Monday, July 28, 2008

The Cheneys and Jail From The Wrong End

The disgrace that the Hutto Jail in Texas became, emprisoning non-citizens who were awaiting hearings on their immigration status, seems to be a moneymaker. The professional jailers are showing up as a factor in the U.S. effort to keep immigrants in detention. As usual, a good hard look turned up occupiers of the White House finding a support system for family on your dollar.

In 1997, with the private prison business booming, the Corrections Corporation of America picked a 64-acre plot near Austin, Texas, for its newest lockup. A medium-security prison, it was named after the company's cofounder and designed for some 500 federal inmates. But the anticipated stream of prisoners never arrived: By the time the T. Don Hutto Correctional Center opened, a glut of private prison beds, along with cca's own poor track record, had left the company nearly bankrupt. Its stock, which once traded at around $45 a share, bottomed out at 18 cents. Several of its facilities were shuttered or sat empty for years, including the Hutto prison, which cca moved to close in 2004.

But Hutto, like cca itself, has risen from the ashes thanks to a sudden source of new business: the Bush administration's crackdown on immigrants. Historically, Mexicans caught illegally entering the country have been dumped back across the border, while immigrants and asylum seekers from other countries were processed and released to await their court dates. (Only those with criminal records were detained.) Most of those released, though, failed to appear for court hearings and removal proceedings, and the government didn't have the resources to go looking for them. So in 2006, the Immigration and Customs Enforcement (ice) agency ended its traditional "catch and release" policy and instead started incarcerating non-Mexican immigrants—anyone from a Salvadoran migrant to an Iraqi family seeking political asylum—pending their deportation or asylum hearings. Over the two years since, the agency has increased its use of detention facilities by more than half; it now holds some 30,000 people on any given day.
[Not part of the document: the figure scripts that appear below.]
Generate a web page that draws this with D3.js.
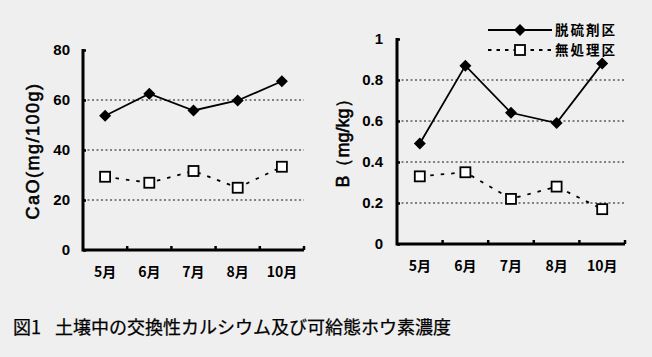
<!DOCTYPE html>
<html><head><meta charset="utf-8">
<script src="https://cdn.jsdelivr.net/npm/d3@7"></script>
<style>
html,body{margin:0;padding:0;background:#efefef;}
svg{display:block;}
</style></head>
<body>
<svg id="c" width="652" height="357"></svg>
<script>
const months = ["5月","6月","7月","8月","10月"];
const seriesNames = ["脱硫剤区","無処理区"];
const caoTreated = [53.7, 62.5, 55.8, 59.8, 67.5];
const caoControl = [29.3, 26.9, 31.6, 24.9, 33.3];
const bTreated = [0.49, 0.87, 0.64, 0.59, 0.88];
const bControl = [0.33, 0.35, 0.22, 0.28, 0.17];
const caoTicks = [0, 20, 40, 60, 80];
const bTicks = [0, 0.2, 0.4, 0.6, 0.8, 1];
const caoTickLabels = ["0","20","40","60","80"];
const bTickLabels = ["0","0.2","0.4","0.6","0.8","1"];
const caption1 = "図1";
const caption2 = "土壌中の交換性カルシウム及び可給態ホウ素濃度";

const svg = d3.select("#c");
const numFont = "'Liberation Sans', Arial, sans-serif";
const jpFont = "'Noto Sans CJK JP', sans-serif";

function panel(cfg){
  const g = svg.append("g");
  const x = d3.scaleBand().domain(months).range([cfg.x0, cfg.x1]);
  const y = d3.scaleLinear().domain([0, cfg.max]).range([cfg.y0, cfg.y1]);
  // gridlines
  g.selectAll(".grid").data(cfg.ticks.filter(t => t > 0 && t < cfg.max)).enter()
    .append("line")
    .attr("x1", cfg.x0).attr("x2", cfg.x1)
    .attr("y1", d => y(d)).attr("y2", d => y(d))
    .attr("stroke", "#111").attr("stroke-width", 1).attr("stroke-dasharray", "2,2.5");
  // y axis ticks (inward)
  const ya = d3.axisRight(y).tickValues(cfg.ticks).tickSize(3).tickFormat("");
  const yg = g.append("g").attr("transform", `translate(${cfg.x0},0)`).call(ya);
  yg.select(".domain").remove();
  yg.selectAll(".tick line").attr("stroke", "#000").attr("stroke-width", 2.5);
  g.selectAll(".ylab").data(cfg.ticks).enter().append("text")
    .attr("x", cfg.x0 - cfg.labGap).attr("y", d => y(d)).attr("dy", "0.36em")
    .attr("text-anchor", "end").attr("font-family", numFont).attr("font-weight", "bold")
    .attr("font-size", 15).attr("fill", "#000")
    .text((d, i) => cfg.tickLabels[i]);
  // x axis category boundaries (inward ticks)
  const bnds = months.map(m => x(m) + x.bandwidth());
  g.selectAll(".xt").data(bnds).enter().append("line")
    .attr("x1", d => d).attr("x2", d => d).attr("y1", cfg.y0).attr("y2", cfg.y0 - 4)
    .attr("stroke", "#000").attr("stroke-width", 2.5);
  // axis lines
  g.append("path").attr("d", `M${cfg.x0},${y(cfg.max)-1}V${cfg.y0}H${cfg.x1}`)
    .attr("fill", "none").attr("stroke", "#000").attr("stroke-width", 3);
  g.selectAll(".xlab").data(months).enter().append("text")
    .attr("x", d => x(d) + x.bandwidth() / 2).attr("y", cfg.xLabY)
    .attr("text-anchor", "middle").attr("font-family", jpFont).attr("font-weight", "bold")
    .attr("font-size", 14).attr("fill", "#000").text(d => d);
  // y title
  g.append("text")
    .attr("transform", `translate(${cfg.titleX},${cfg.titleY}) rotate(-90)`)
    .attr("text-anchor", "middle").attr("dy", "0.35em")
    .attr("font-family", cfg.titleFont).attr("font-size", 18).attr("fill", "#000")
    .attr("stroke", "#000").attr("stroke-width", 0.6)
    .attr("letter-spacing", cfg.titleLs)
    .text(cfg.title);
  const cx = d => x(d) + x.bandwidth() / 2;
  const line = d3.line().x((d, i) => cx(months[i])).y(d => y(d));
  g.append("path").datum(cfg.control).attr("d", line)
    .attr("fill", "none").attr("stroke", "#000").attr("stroke-width", 1.8)
    .attr("stroke-dasharray", "3.5,7");
  g.append("path").datum(cfg.treated).attr("d", line)
    .attr("fill", "none").attr("stroke", "#000").attr("stroke-width", 1.8);
  g.selectAll(".sq").data(cfg.control).enter().append("rect")
    .attr("x", (d, i) => cx(months[i]) - 5).attr("y", d => y(d) - 5)
    .attr("width", 10).attr("height", 10)
    .attr("fill", "#fff").attr("stroke", "#000").attr("stroke-width", 1.8);
  g.selectAll(".dm").data(cfg.treated).enter().append("path")
    .attr("transform", (d, i) => `translate(${cx(months[i])},${y(d)})`)
    .attr("d", "M0,-6L6,0L0,6L-6,0Z").attr("fill", "#000");
}

panel({x0:83, x1:304, y0:250, y1:50, max:80, ticks:caoTicks, tickLabels:caoTickLabels,
  labGap:13, xLabY:277, control:caoControl, treated:caoTreated,
  title:"CaO(mg/100g)", titleX:33, titleY:151, titleFont:numFont, titleLs:1.5});
panel({x0:397, x1:625, y0:244, y1:39, max:1, ticks:bTicks, tickLabels:bTickLabels,
  labGap:14, xLabY:271, control:bControl, treated:bTreated,
  title:"B（mg/kg）", titleX:343, titleY:139, titleFont:numFont, titleLs:0});

// legend
const lg = svg.append("g");
const legendRows = [{y:30, name:seriesNames[0], dash:null, sym:"d"},{y:50, name:seriesNames[1], dash:"3.5,5", sym:"s"}];
legendRows.forEach(r => {
  lg.append("line").attr("x1", 488).attr("x2", 552).attr("y1", r.y).attr("y2", r.y)
    .attr("stroke", "#000").attr("stroke-width", 1.8).attr("stroke-dasharray", r.dash);
  if (r.sym === "d") lg.append("path").attr("transform", `translate(520,${r.y})`).attr("d", "M0,-6L6,0L0,6L-6,0Z").attr("fill", "#000");
  else lg.append("rect").attr("x", 515).attr("y", r.y - 5).attr("width", 10).attr("height", 10)
    .attr("fill", "#fff").attr("stroke", "#000").attr("stroke-width", 1.8);
  lg.append("text").attr("x", 555).attr("y", r.y).attr("dy", "0.36em")
    .attr("font-family", jpFont).attr("font-weight", "bold").attr("font-size", 13.5)
    .attr("letter-spacing", 2).attr("fill", "#000").text(r.name);
});

// caption
const cap = svg.append("text").attr("y", 334).attr("font-family", jpFont).attr("font-size", 18)
  .attr("fill", "#000").attr("stroke", "#000").attr("stroke-width", 0.25);
cap.append("tspan").attr("x", 13).text(caption1);
cap.append("tspan").attr("x", 55).text(caption2);
</script>
</body></html>
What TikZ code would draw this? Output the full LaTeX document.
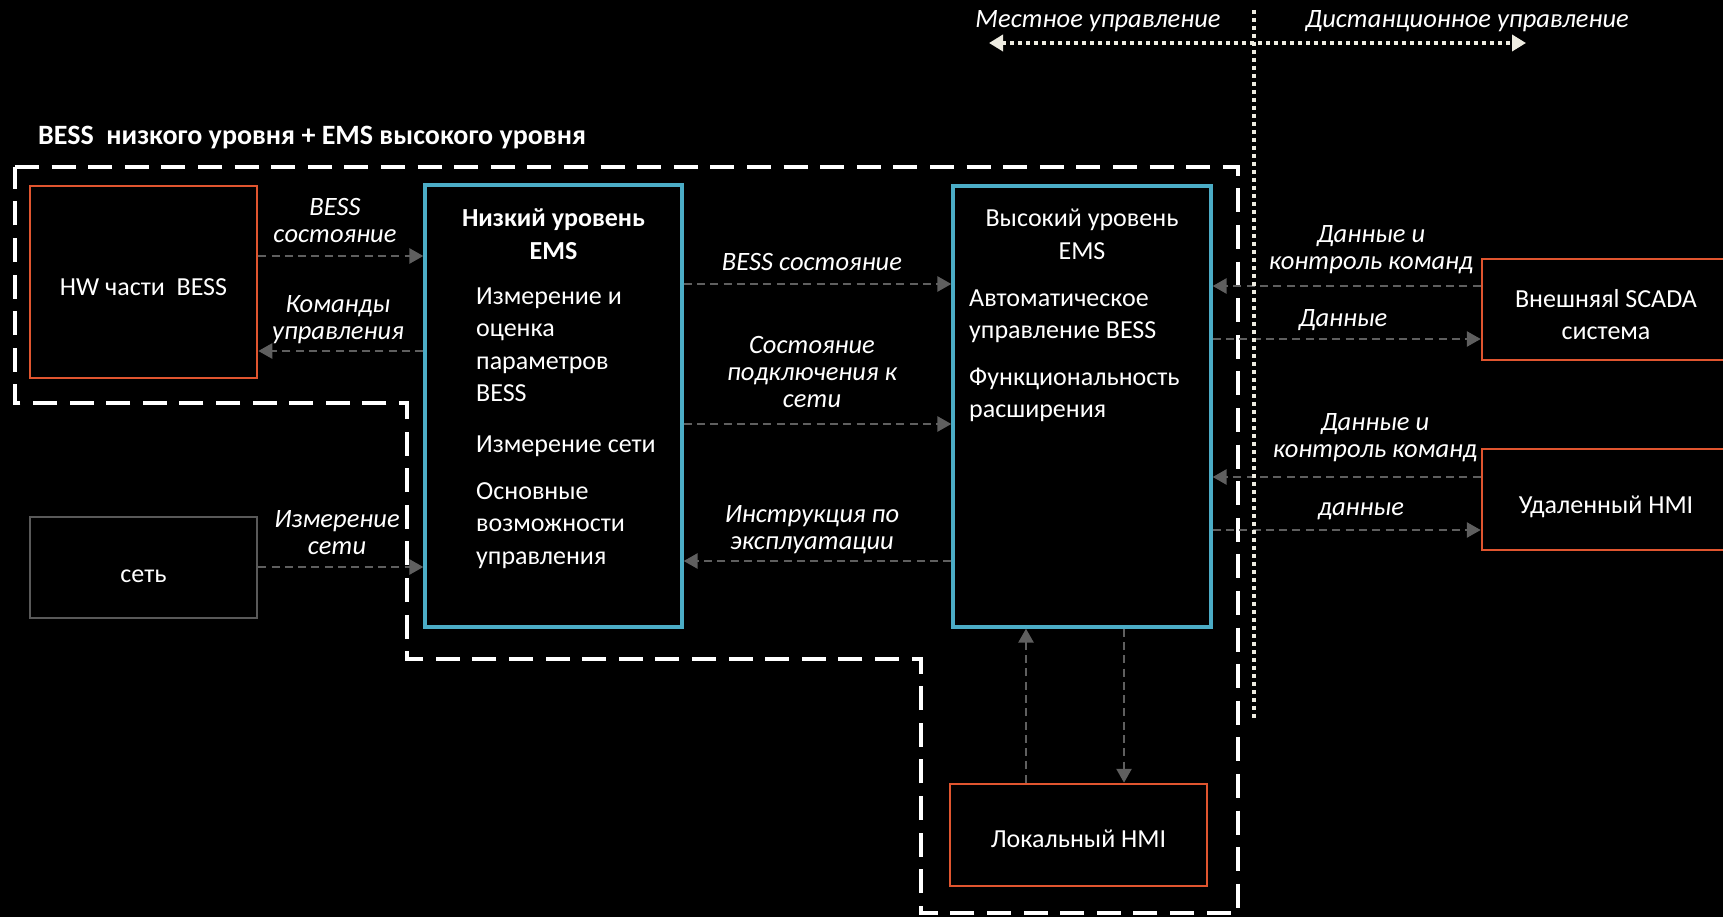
\documentclass[tikz,border=0pt]{standalone}
\usepackage{fontspec}
\setmainfont{Carlito}
\usetikzlibrary{arrows.meta}
\definecolor{redor}{HTML}{E0552F}
\definecolor{cyanb}{HTML}{4BACC6}
\definecolor{arrg}{HTML}{5F5F5F}
\definecolor{netg}{HTML}{595959}
\definecolor{cream}{HTML}{EEECE1}
\newcommand{\mylines}[2]{\begin{tabular}[t]{@{}#1@{}}#2\end{tabular}}
\newcommand{\fbody}{\fontsize{26}{32.5}\selectfont}
\newcommand{\flab}{\fontsize{26.5}{27}\selectfont\itshape}
\begin{document}
\begin{tikzpicture}[x=1pt,y=-1pt,
  box/.style={draw, inner sep=0pt, fill=none},
  obox/.style={box, draw=redor, line width=2.5pt},
  cbox/.style={box, draw=cyanb, line width=3.3pt},
  gbox/.style={box, draw=netg, line width=2.5pt},
  txt/.style={text=white, inner sep=0pt, font=\fbody, anchor=base},
  lbl/.style={text=white, inner sep=0pt, font=\flab, anchor=base},
  flow/.style={draw=arrg, line width=2.7pt, dash pattern=on 8pt off 5.3pt, -{Triangle[length=14pt,width=15pt]}},
  outer/.style={draw=white, line width=4pt, dash pattern=on 24pt off 12.6pt},
  dots/.style={draw=cream, line width=3.5pt, dash pattern=on 4pt off 4pt}
]
\fill[black] (0,0) rectangle (1723,917);
\useasboundingbox (0,0) rectangle (1723,917);
\clip (0,0) rectangle (1723,917);

% title
\node[text=white, inner sep=0pt, anchor=base west, font=\fontsize{28}{32}\selectfont\bfseries] (title) at (38,145) {BESS\ \ низкого уровня + EMS высокого уровня};

% outer dashed boundary
\draw[outer] (15,167) -- (1238,167) -- (1238,913) -- (921,913) -- (921,659) -- (407,659) -- (407,403) -- (15,403) -- cycle;

% boxes
\node[obox, minimum width=227pt, minimum height=192pt] (hw) at (143.5,282) {};
\node[gbox, minimum width=227pt, minimum height=101pt] (net) at (143.5,567.5) {};
\node[cbox, minimum width=257pt, minimum height=442pt] (low) at (553.5,406) {};
\node[cbox, minimum width=258pt, minimum height=441pt] (high) at (1082,406.5) {};
\node[obox, minimum width=248pt, minimum height=101pt] (scada) at (1606,309.5) {};
\node[obox, minimum width=248pt, minimum height=101pt] (rhmi) at (1606,499.5) {};
\node[obox, minimum width=257pt, minimum height=102pt] (lhmi) at (1078.5,835) {};

% box texts
\node[txt] (hwt) at (143.5,295) {HW части\ \ BESS};
\node[txt] (nett) at (143.5,582) {сеть};
\node[txt] (scadat) at (1606,307) {\mylines{c}{Внешняяl SCADA\\система}};
\node[txt] (rhmit) at (1606,513) {Удаленный HMI};
\node[txt] (lhmit) at (1078.5,847) {Локальный HMI};

\node[txt, font=\fbody\bfseries] (lowh) at (553.5,227) {\mylines{c}{Низкий уровень\\EMS}};
\node[txt, anchor=base west] (low1) at (476,304) {\mylines{l}{Измерение и\\оценка\\параметров\\BESS}};
\node[txt, anchor=base west] (low2) at (476,452) {Измерение сети};
\node[txt, anchor=base west] (low3) at (476,499) {\mylines{l}{Основные\\возможности\\управления}};

\node[txt] (highh) at (1082,227) {\mylines{c}{Высокий уровень\\EMS}};
\node[txt, anchor=base west] (high1) at (969,306) {\mylines{l}{Автоматическое\\управление BESS}};
\node[txt, anchor=base west] (high2) at (969,385) {\mylines{l}{Функциональность\\расширения}};

% connectors
\draw[flow] (hw.east |- 0,256) -- (low.west |- 0,256);
\draw[flow] (low.west |- 0,351) -- (hw.east |- 0,351);
\draw[flow] (net.east |- 0,567) -- (low.west |- 0,567);
\draw[flow] (low.east |- 0,284) -- (high.west |- 0,284);
\draw[flow] (low.east |- 0,424) -- (high.west |- 0,424);
\draw[flow] (high.west |- 0,561) -- (low.east |- 0,561);
\draw[flow] (scada.west |- 0,286) -- (high.east |- 0,286);
\draw[flow] (high.east |- 0,339) -- (scada.west |- 0,339);
\draw[flow] (rhmi.west |- 0,477) -- (high.east |- 0,477);
\draw[flow] (high.east |- 0,530) -- (rhmi.west |- 0,530);
\draw[flow] (lhmi.north -| 1026,0) -- (high.south -| 1026,0);
\draw[flow] (high.south -| 1124,0) -- (lhmi.north -| 1124,0);

% connector labels
\node[lbl] (l1) at (335,216) {\mylines{c}{BESS\\состояние}};
\node[lbl] (l2) at (338,312) {\mylines{c}{Команды\\управления}};
\node[lbl] (l3) at (337,527) {\mylines{c}{Измерение\\сети}};
\node[lbl] (l4) at (812,270) {BESS состояние};
\node[lbl] (l5) at (812,353) {\mylines{c}{Состояние\\подключения к\\сети}};
\node[lbl] (l6) at (812,522) {\mylines{c}{Инструкция по\\эксплуатации}};
\node[lbl] (l7) at (1371,243) {\mylines{c}{Данные и\\контроль команд}};
\node[lbl] (l8) at (1343,326) {Данные};
\node[lbl] (l9) at (1375,430) {\mylines{c}{Данные и\\контроль команд}};
\node[lbl] (l10) at (1361,515) {данные};

% local / remote divider
\coordinate (vtop) at (1254,10);
\coordinate (vbot) at (1254,718);
\draw[dots] (vtop) -- (vbot);
\coordinate (hl) at (989,43);
\coordinate (hr) at (1526,43);
\draw[dots, {Triangle[length=14pt,width=16pt,fill=cream]}-{Triangle[length=14pt,width=16pt,fill=cream]}] (hl) -- (hr);
\node[lbl] (loc) at (1098,28) {Местное управление};
\node[lbl] (rem) at (1467,28) {Дистанционное управление};
\end{tikzpicture}
\end{document}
In this new population—and in ice's $1 billion-plus detention budget—cca saw opportunity. In 2004, when Congress passed legislation authorizing ice to triple the number of immigrant detention beds, CCA's lobbying expenditures reached $3 million; since then, it has spent an additional $7 million on lobbyists. Among them was Philip Perry, Vice President Dick Cheney's son-in-law, who later became general counsel at the Department of Homeland Security, ice's parent organization, which has awarded cca millions in contracts; one of them, in 2006, allowed the company to reopen the old Hutto prison, now christened a "residential facility" housing immigrant families, including small children.

The anti-immigrant sentiment that has sprung up as jobs went away has been used in several ways that are a detriment to this country's character. Emprisonment of children is another very black mark on our reputation. This executive branch appears to have no moral compass, and embodies the law of the jungle that has replaced our constitution.

Every time you think it can't sink any lower, it does.